A smile, some school supplies, and a new pair of shoes go a long way to help children feel welcome and safe who recently arrived to Dallas-area schools, unsure of what their future holds.
Staff from World Vision’s North Texas field site recently provided books, school supplies, hygiene kits, shoes, and blankets to immigrant children visiting the Dallas Independent School District’s center for new students. At the center, district staff members assess the children’s aptitude, provide school district orientation, and help them register for class.
The recipients include children who came unaccompanied from Central America in a continuing humanitarian crisis. The center has served 1,700 students since August 2014 from countries around the world, including El Salvador, Honduras, Guatemala, Mexico, Myanmar, Nepal, and Kenya.
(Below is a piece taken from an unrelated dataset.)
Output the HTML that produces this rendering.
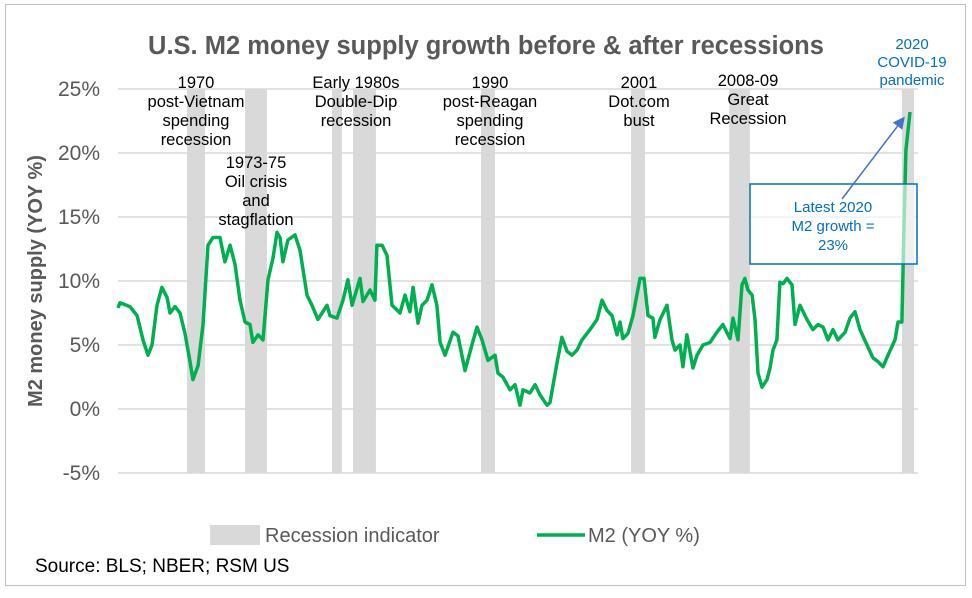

From October 2014 through June 2015, more than 26,600 children entered the U.S. through Mexico, according to U.S. Customs and Border Protection.
In June 2014, World Vision began working with churches and community partners across the U.S. to supply unaccompanied children with clothing, school supplies, activities, and other resources. Many of those children and youth arrive in the U.S. with little more than the clothes on their backs.
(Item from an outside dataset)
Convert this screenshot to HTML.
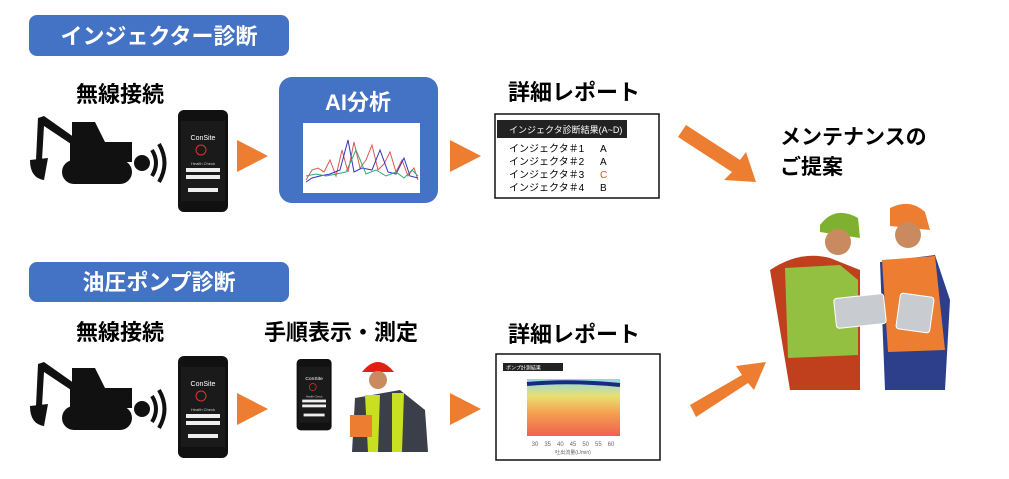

“It’s been almost a year since we heard about thousands of children and youth traveling from Latin America to North America to escape traumatic events in their home countries,” says Phyllis Freeman, national disaster response director for World Vision's U.S. Programs.
Marlene Yepez-Porras, a parent and community liaison specialist for the new-student center, says the items provided by World Vision make a difference.
The World Vision supplies include a book titled “Fearless & Friends” that encourages children to persevere and overcome fears.
“Every time a student walks into our offices, they are receiving that as a welcome,” Marlene says. “Everything helps students feel comfortable and accepted.
“We’ve seen a lot of smiles and thankfulness. You receive shoes. Who doesn’t need [new] shoes to start school?”